Judges' order won’t allow Swain board to hear challenge

Around the same time people were packing into the board of elections office in Swain Monday afternoon, a three-judge panel issued an order that will prevent the two-person elections board in Swain from hearing and making a ruling on the candidate challenge against Sheriff Curtis Cochran. 

State Board of Elections’ spokesperson Patrick Gannon said the judges’ order stems from Gov. Roy Cooper’s legal challenge to change the state board of elections’ composition of equally appointed Republicans and Democrats. Cooper went to court against the Republican-majority legislature to keep the governor’s party power to appoint a majority of the board members. 

In the meantime, the state hasn’t had a board of elections in place and county boards are lacking their state appointment, leaving about 25 local elections boards with only two members, including Swain’s board. 

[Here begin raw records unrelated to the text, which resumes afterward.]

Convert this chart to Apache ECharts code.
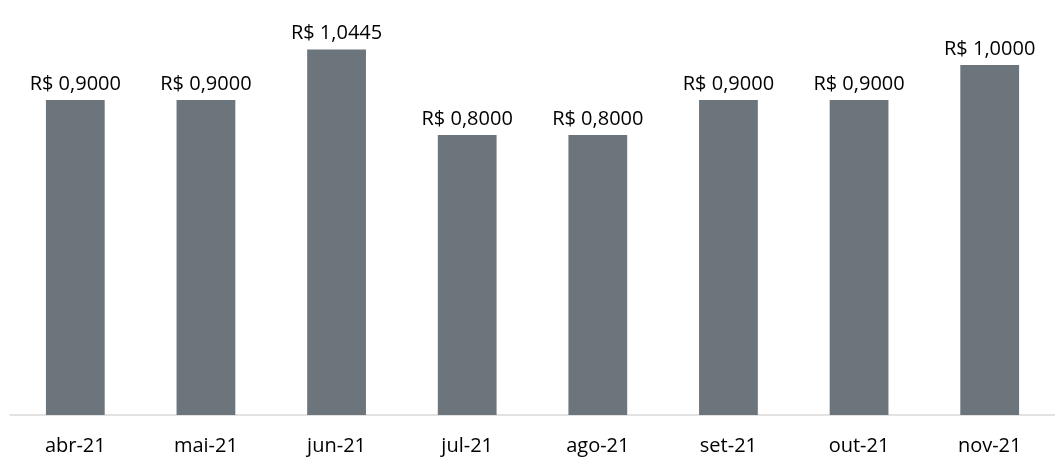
<!DOCTYPE html>
<html>
<head>
<meta charset="utf-8">
<script src="https://cdn.jsdelivr.net/npm/echarts@6/dist/echarts.min.js"></script>
<style>
  html, body { margin: 0; padding: 0; background: #fff; }
  #chart { width: 1055px; height: 460px; }
</style>
</head>
<body>
<div id="chart"></div>
<script>
// meses e valores por mês
var meses = ['abr-21', 'mai-21', 'jun-21', 'jul-21', 'ago-21', 'set-21', 'out-21', 'nov-21'];
var valores = [0.9, 0.9, 1.0445, 0.8, 0.8, 0.9, 0.9, 1.0];

var fonte = '"Open Sans", sans-serif';

var myChart = echarts.init(document.getElementById('chart'));
var option = {
    backgroundColor: '#fff',
    animation: false,
    grid: {
        left: 10,
        right: -5,
        top: 30,
        bottom: 45
    },
    xAxis: {
        type: 'category',
        data: meses,
        axisTick: { show: false },
        axisLine: {
            lineStyle: { color: '#d9d9d9', width: 1.5 }
        },
        axisLabel: {
            color: '#000',
            fontFamily: fonte,
            fontSize: 20,
            margin: 21
        }
    },
    yAxis: {
        type: 'value',
        min: 0,
        max: 1.1,
        show: false,
        splitLine: { show: false }
    },
    series: [{
        type: 'bar',
        data: valores,
        barWidth: '45%',
        itemStyle: { color: '#6d757c' },
        label: {
            show: true,
            position: 'top',
            distance: 6,
            color: '#000',
            fontFamily: fonte,
            fontSize: 20,
            formatter: function (p) {
                return 'R$ ' + p.value.toFixed(4).replace('.', ',');
            }
        }
    }]
};
myChart.setOption(option);
</script>
</body>
</html>
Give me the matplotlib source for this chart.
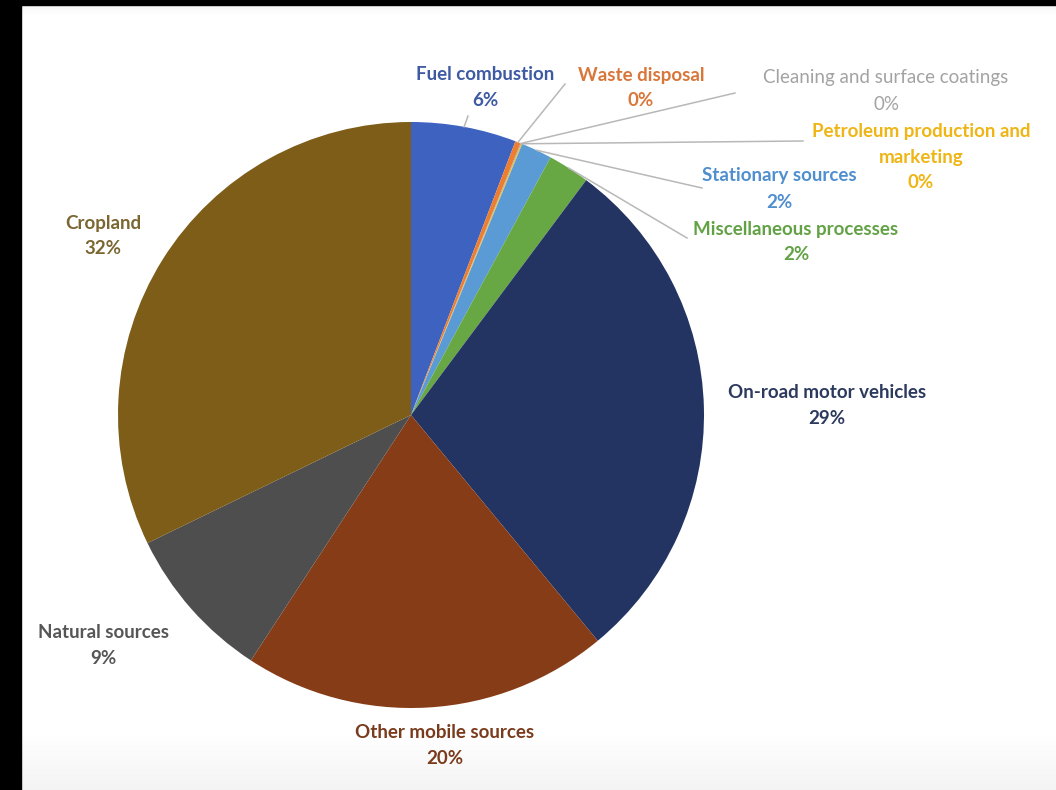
import numpy as np
import matplotlib
matplotlib.use("Agg")
import matplotlib.pyplot as plt
from matplotlib.patches import Rectangle

# Emission source shares (percent), clockwise from 12 o'clock
categories = [
    "Fuel combustion",
    "Waste disposal",
    "Cleaning and surface coatings",
    "Petroleum production and\nmarketing",
    "Stationary sources",
    "Miscellaneous processes",
    "On-road motor vehicles",
    "Other mobile sources",
    "Natural sources",
    "Cropland",
]
shares = [5.8, 0.3, 0.05, 0.05, 1.7, 2.3, 28.8, 20.2, 8.6, 32.2]

slice_colors = ["#3e62bf", "#ed7d31", "#a5a5a5", "#ffc000", "#5b9bd5",
                "#67a845", "#233462", "#873c18", "#4e4e4e", "#7d5d17"]
label_colors = ["#3d5aa3", "#d9773a", "#a3a3a3", "#efb514", "#4f8fcf",
                "#62a245", "#2c3a5e", "#7a3b1c", "#565656", "#7a6630"]

W, H = 1056, 790
fig = plt.figure(figsize=(W / 100, H / 100), dpi=100)
ax = fig.add_axes([0, 0, 1, 1])

# soft page background: white with a faint grey fade at the bottom
grad = np.ones((H, 1))
rows = np.arange(H)
fade = np.clip((rows - 735) / 55.0, 0, 1)
grad[:, 0] = 1.0 - 0.045 * fade
top = np.clip(1 - (rows - 5) / 10.0, 0, 1) * (rows >= 5)
grad[:, 0] -= 0.03 * top
ax.imshow(np.dstack([grad, grad, grad]), extent=(0, W, 0, H), aspect="auto",
          zorder=0, origin="upper")

cx, cy, r = 411, H - 415, 293
wedges, _ = ax.pie(shares, colors=slice_colors, startangle=90, counterclock=False,
                   center=(cx, cy), radius=r, wedgeprops=dict(linewidth=0),
                   frame=False)
for w in wedges:
    w.set_zorder(2)

# label block centres (x, y measured from the top)
label_pos = [(485, 88), (641, 88), (886, 91), (921, 157), (779, 189),
             (796, 242), (827, 406), (445, 745), (103, 646), (103, 236)]
# leader line end points for the small slices (None = no leader)
leader_end = [(468, 116), (565, 84), (735, 93), (803, 141), (702, 188),
              (687, 238), None, None, None, None]

LINE_PX = 26  # vertical distance between label lines, in pixels
cum = np.cumsum([0] + shares)
total = cum[-1]
for i, (name, val) in enumerate(zip(categories, shares)):
    lx, ly = label_pos[i]
    weight = "normal" if i == 2 else "bold"
    lines = name.split("\n") + [f"{val:.0f}%"]
    y0 = ly - LINE_PX * (len(lines) - 1) / 2
    for k, line in enumerate(lines):
        ax.text(lx, H - (y0 + k * LINE_PX), line, ha="center", va="center",
                fontsize=13.5, fontfamily="Lato", fontweight=weight,
                color=label_colors[i], zorder=4)
    if leader_end[i] is not None:
        mid = (cum[i] + cum[i + 1]) / 2 / total * 360.0
        th = np.deg2rad(90 - mid)
        sx, sy = cx + r * np.cos(th), cy + r * np.sin(th)
        ex, ey = leader_end[i]
        ax.plot([sx, ex], [sy, H - ey], color="#b8b8b8", lw=1.1, zorder=3)

# dark frame strips along the left and top edges
ax.add_patch(Rectangle((0, 0), 21, H, color="black", zorder=5))
ax.add_patch(Rectangle((0, H - 5), W, 5, color="black", zorder=5))

ax.set_xlim(0, W)
ax.set_ylim(0, H)
ax.set_aspect("auto")
ax.axis("off")
fig.savefig("out.png", dpi=100)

While the issue was working its way through the court system, Gannon said a temporary order allowed those two-member boards to continue to operate. That temporary order was revoked around 4:20  p.m. Monday, which means the Swain Board of Elections actions after 5 p.m. are null and the March 12 hearing won’t occur. 

“As Deputy General Counsel Katelyn Love indicated yesterday evening, the trial court’s final judgment … has revoked a temporary order that had allowed two-member boards to conduct business while that case moved through the courts,” Jason Lawson, general counsel for the State BOE, wrote in a press release. “Know that if the Governor chooses to initiate a new challenge or file additional proceedings, we will again seek a stay to enable your boards to act until new members are appointed. As of yesterday afternoon, however, two-member boards cannot conduct business.”

Normally, a candidate challenge appeal could be taken to the state board following a local ruling, but that can’t happen either since there’s no state board in place right now. The last option is for the person filing the challenge to get his or her own lawyer and petition the Wake County Superior Court to hear the challenge. 

“If your board has pending challenges and protests, it is important that you notify the parties that the county is unable to take action on the filings at this time,” Lawson wrote. “The parties may choose to seek judicial review in the courts, but county boards and your staff are not their lawyer and should not attempt to play the role of legal advisor to the protestor/challenger.”